Migrating a Site to Silverstripe /

What you need to know when migrating your existing site to SilverStripe.

Moderators: martimiz, Sean, biapar, Willr, Ingo, swaiba, simon_w

StaticSiteImporter previews all HTML code


Reply


4 Posts   1673 Views

Avatar
suntrop

Community Member, 131 Posts

30 July 2010 at 7:20pm

Hi there.
I want to turn a static website (about 150 pages) into a SS site. I installed SS to test the StaticSiteImporter (latest trunk) and it works - but I don't know if it is as it should be.

When I check "Preview the content that will be extracted" I get many pages listed with the extracted content.
But the content looks like:

<?xml version="1.0" encoding="utf-8"?>
<!-- ra -->
<!DOCTYPE html ....
all HTML code

} catch(err) {}
//]]>
</script><!-- InstanceEnd -->
</body>
</html>

As I understand this feature it should only show me the grabbed content, right?

That is what I defined in mysite/_config.php

StaticImporter::set_url("www.example.com/");
StaticImporter::set_allowed_extensions(array('php','html','jpg','pdf'));
StaticImporter::set_rules(
      array(
         // Default rules for all other URLs
         'conditions' => array(),
         'fields' => array(
            'Title' => array(
               'xpath' => array(
                  '//h1'
               ),
               'exclusive' => 1
            ),
            'Hierarchy' => array(
               'xpath' => array(
                  '//h2[contains(@class, "location")]/a/@href',
               ),
               'exclusive' => 1
            ),
            'Content' => array(
               'xpath' => '//div[contains(@id, "content")]',
               'includeMatchedTag' => 0
            )
         ),
         'exclusive' => 1
      )
   );

Targeted website: http://bit.ly/b5yrHV

Is the XPath wrong or can I import?

Avatar
suntrop

Community Member, 131 Posts

3 August 2010 at 7:59am

After consulting various forums the XPath (all 50 ;)) isn't the failure.

What could be the problem?

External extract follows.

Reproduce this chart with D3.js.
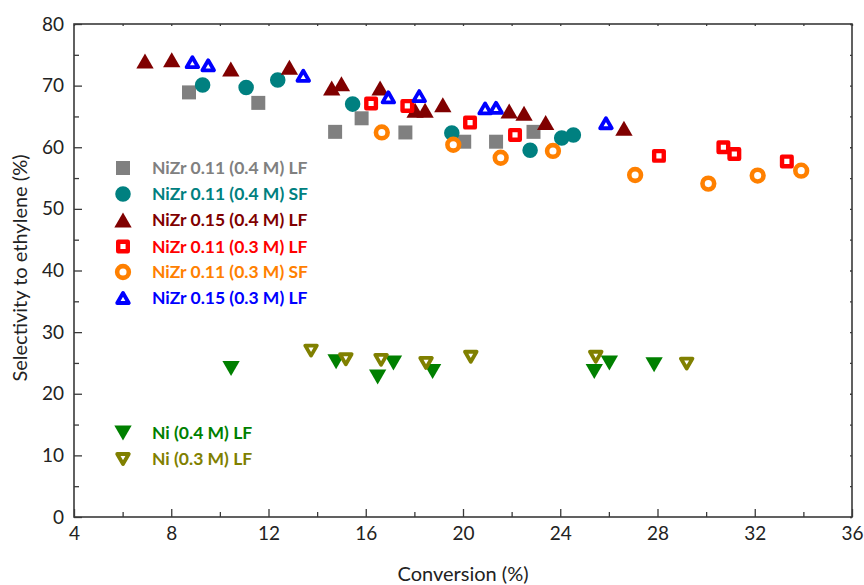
<!DOCTYPE html>
<html>
<head>
<meta charset="utf-8">
<script src="https://cdn.jsdelivr.net/npm/d3@7"></script>
<style>
  body { margin: 0; background: #fff; }
  svg text { font-family: Lato, "Open Sans", sans-serif; }
</style>
</head>
<body>
<svg id="chart" width="864" height="585"></svg>
<script>
// series values (conversion %, selectivity %)
var grayX = [8.73, 11.58, 14.74, 15.83, 17.63, 20.05, 21.36, 22.9];
var grayY = [68.9, 67.2, 62.5, 64.7, 62.4, 60.9, 60.9, 62.5];
var tealX = [9.29, 11.08, 12.38, 15.46, 19.54, 22.76, 24.06, 24.54];
var tealY = [70.1, 69.7, 70.9, 67.0, 62.3, 59.5, 61.5, 62.0];
var maroonX = [6.92, 8.02, 10.45, 12.86, 14.6, 15.0, 16.59, 18.03, 18.44, 19.17, 21.9, 22.51, 23.4, 26.62];
var maroonY = [74.0, 74.2, 72.7, 73.0, 69.6, 70.3, 69.6, 66.0, 66.0, 66.9, 65.9, 65.5, 64.0, 63.1];
var redX = [16.22, 17.71, 20.29, 22.14, 28.06, 30.71, 31.16, 33.32];
var redY = [67.1, 66.7, 64.0, 62.0, 58.6, 60.0, 58.9, 57.7];
var orangeX = [16.66, 19.6, 21.55, 23.7, 27.08, 30.09, 32.12, 33.91];
var orangeY = [62.4, 60.4, 58.3, 59.4, 55.5, 54.1, 55.4, 56.2];
var blueX = [8.87, 9.52, 13.43, 16.93, 18.2, 20.91, 21.36, 25.88];
var blueY = [73.8, 73.3, 71.6, 68.1, 68.3, 66.3, 66.4, 63.9];
var greenX = [10.46, 14.78, 16.49, 17.14, 18.75, 25.4, 26.02, 27.86];
var greenY = [24.1, 25.2, 22.7, 25.0, 23.6, 23.6, 25.0, 24.7];
var oliveX = [13.75, 15.18, 16.63, 18.48, 20.32, 25.46, 29.2];
var oliveY = [27.0, 25.6, 25.5, 25.0, 26.0, 26.0, 24.9];

var seriesNames = ["NiZr 0.11 (0.4 M) LF", "NiZr 0.11 (0.4 M) SF", "NiZr 0.15 (0.4 M) LF",
                   "NiZr 0.11 (0.3 M) LF", "NiZr 0.11 (0.3 M) SF", "NiZr 0.15 (0.3 M) LF",
                   "Ni (0.4 M) LF", "Ni (0.3 M) LF"];
var xTicks = [4, 8, 12, 16, 20, 24, 28, 32, 36];
var yTicks = [0, 10, 20, 30, 40, 50, 60, 70, 80];

// triangle centred on its bounding box (like the plotting program)
function triangle(up) {
    return {
        draw: function (ctx, size) {
            var s = Math.sqrt(size * 4 / Math.sqrt(3));
            var h = s * Math.sqrt(3) / 2;
            var d = up ? 1 : -1;
            ctx.moveTo(0, -d * h / 2);
            ctx.lineTo(s / 2, d * h / 2);
            ctx.lineTo(-s / 2, d * h / 2);
            ctx.closePath();
        }
    };
}

var series = [
    {name: seriesNames[0], xs: grayX, ys: grayY, color: "#808080", type: d3.symbolSquare, size: 196, sw: 0},
    {name: seriesNames[1], xs: tealX, ys: tealY, color: "#008080", type: d3.symbolCircle, size: 190, sw: 0},
    {name: seriesNames[2], xs: maroonX, ys: maroonY, color: "#800000", type: triangle(true), size: 130, sw: 0},
    {name: seriesNames[3], xs: redX, ys: redY, color: "#ff0000", type: d3.symbolSquare, size: 92, sw: 4.4},
    {name: seriesNames[4], xs: orangeX, ys: orangeY, color: "#ff8000", type: d3.symbolCircle, size: 108, sw: 4.6},
    {name: seriesNames[5], xs: blueX, ys: blueY, color: "#0000ff", type: triangle(true), size: 58, sw: 3.8},
    {name: seriesNames[6], xs: greenX, ys: greenY, color: "#008000", type: triangle(false), size: 130, sw: 0},
    {name: seriesNames[7], xs: oliveX, ys: oliveY, color: "#808000", type: triangle(false), size: 58, sw: 3.8}
];

var svg = d3.select("#chart");
var plotL = 74, plotR = 852, plotT = 24, plotB = 517;

var x = d3.scaleLinear().domain([4, 36]).range([plotL, plotR]);
var y = d3.scaleLinear().domain([0, 80]).range([plotB, plotT]);

var axisColor = "#3a3a3a";

function styleAxis(g) {
    g.select(".domain").remove();
    g.selectAll(".tick line").attr("stroke", axisColor).attr("stroke-width", 1.3);
    g.selectAll(".tick text").attr("fill", "#222").style("font-size", "19px");
}

// bottom axis, majors + minors
svg.append("g").attr("transform", "translate(0," + plotB + ")")
    .call(d3.axisBottom(x).tickValues(xTicks).tickSize(-8).tickPadding(10).tickFormat(d3.format("d")))
    .call(styleAxis);
svg.append("g").attr("transform", "translate(0," + plotB + ")")
    .call(d3.axisBottom(x).tickValues(d3.range(6, 36, 4)).tickSize(-5).tickFormat(""))
    .call(styleAxis);

// left axis
svg.append("g").attr("transform", "translate(" + plotL + ",0)")
    .call(d3.axisLeft(y).tickValues(yTicks).tickSize(-8).tickPadding(10).tickFormat(d3.format("d")))
    .call(styleAxis);
svg.append("g").attr("transform", "translate(" + plotL + ",0)")
    .call(d3.axisLeft(y).tickValues(d3.range(5, 80, 10)).tickSize(-5).tickFormat(""))
    .call(styleAxis);

// top and right: tiny ticks only
svg.append("g").attr("transform", "translate(0," + plotT + ")")
    .call(d3.axisTop(x).tickValues(d3.range(4, 37, 2)).tickSize(-2).tickFormat(""))
    .call(styleAxis);
svg.append("g").attr("transform", "translate(" + plotR + ",0)")
    .call(d3.axisRight(y).tickValues(d3.range(0, 81, 5)).tickSize(-2).tickFormat(""))
    .call(styleAxis);

// frame
svg.append("rect")
    .attr("x", plotL).attr("y", plotT)
    .attr("width", plotR - plotL).attr("height", plotB - plotT)
    .attr("fill", "none").attr("stroke", axisColor).attr("stroke-width", 1.6);

// axis titles
svg.append("text")
    .attr("x", (plotL + plotR) / 2).attr("y", 581)
    .attr("text-anchor", "middle")
    .style("font-size", "20px").attr("fill", "#222")
    .text("Conversion (%)");
svg.append("text")
    .attr("transform", "translate(27,268) rotate(-90)")
    .attr("text-anchor", "middle")
    .style("font-size", "20px").attr("fill", "#222")
    .text("Selectivity to ethylene (%)");

function drawMarker(sel, s) {
    sel.attr("d", d3.symbol().type(s.type).size(s.size)())
        .attr("fill", s.sw ? "#fff" : s.color)
        .attr("stroke", s.sw ? s.color : "none")
        .attr("stroke-width", s.sw)
        .attr("stroke-linejoin", "round");
}

// points
series.forEach(function (s) {
    var pts = s.xs.map(function (v, i) { return {x: v, y: s.ys[i]}; });
    svg.append("g").selectAll("path")
        .data(pts)
        .enter().append("path")
        .attr("transform", function (d) { return "translate(" + x(d.x) + "," + y(d.y) + ")"; })
        .call(drawMarker, s);
});

// legends
var legendRows = [168, 194, 220, 246.5, 272, 298, 433, 459];
series.forEach(function (s, i) {
    var g = svg.append("g").attr("transform", "translate(123," + legendRows[i] + ")");
    g.append("path").call(drawMarker, s);
    g.append("text")
        .attr("x", 29).attr("y", 0)
        .attr("dy", "0.36em")
        .style("font-size", "17.5px").style("font-weight", "bold")
        .attr("fill", s.color)
        .text(s.name);
});
</script>
</body>
</html>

Why do I get the whole DOM displayed in the very, very tiny textarea?
In which _config.php do I have to put in the StaticImporter::set_rules?

Appreciate all help I can get to this!

Avatar
suntrop

Community Member, 131 Posts

12 August 2010 at 6:28am

I made some changes, rewinded, made others but nothing works.
So I clicked to insert all in the database but unfortunately that doesn't work either.
After one page I exits with an "website error" message. The sitetree has a new item ImportedFiles>Folder>Filename but its content is empty. The page name is almost correct.

Avatar
Bambii7

Community Member, 254 Posts

18 August 2010 at 3:14pm

Hmmmm I haven't used it before, read about it though. For 150 pages I'd sit down for a few hours and copy paste them all, only to guarantee formatting of pages.
I think you'll need to target the content div or container. From memory there was a method of doing this. Other wise it has no way of knowing what is content or what is a side bar or menu element.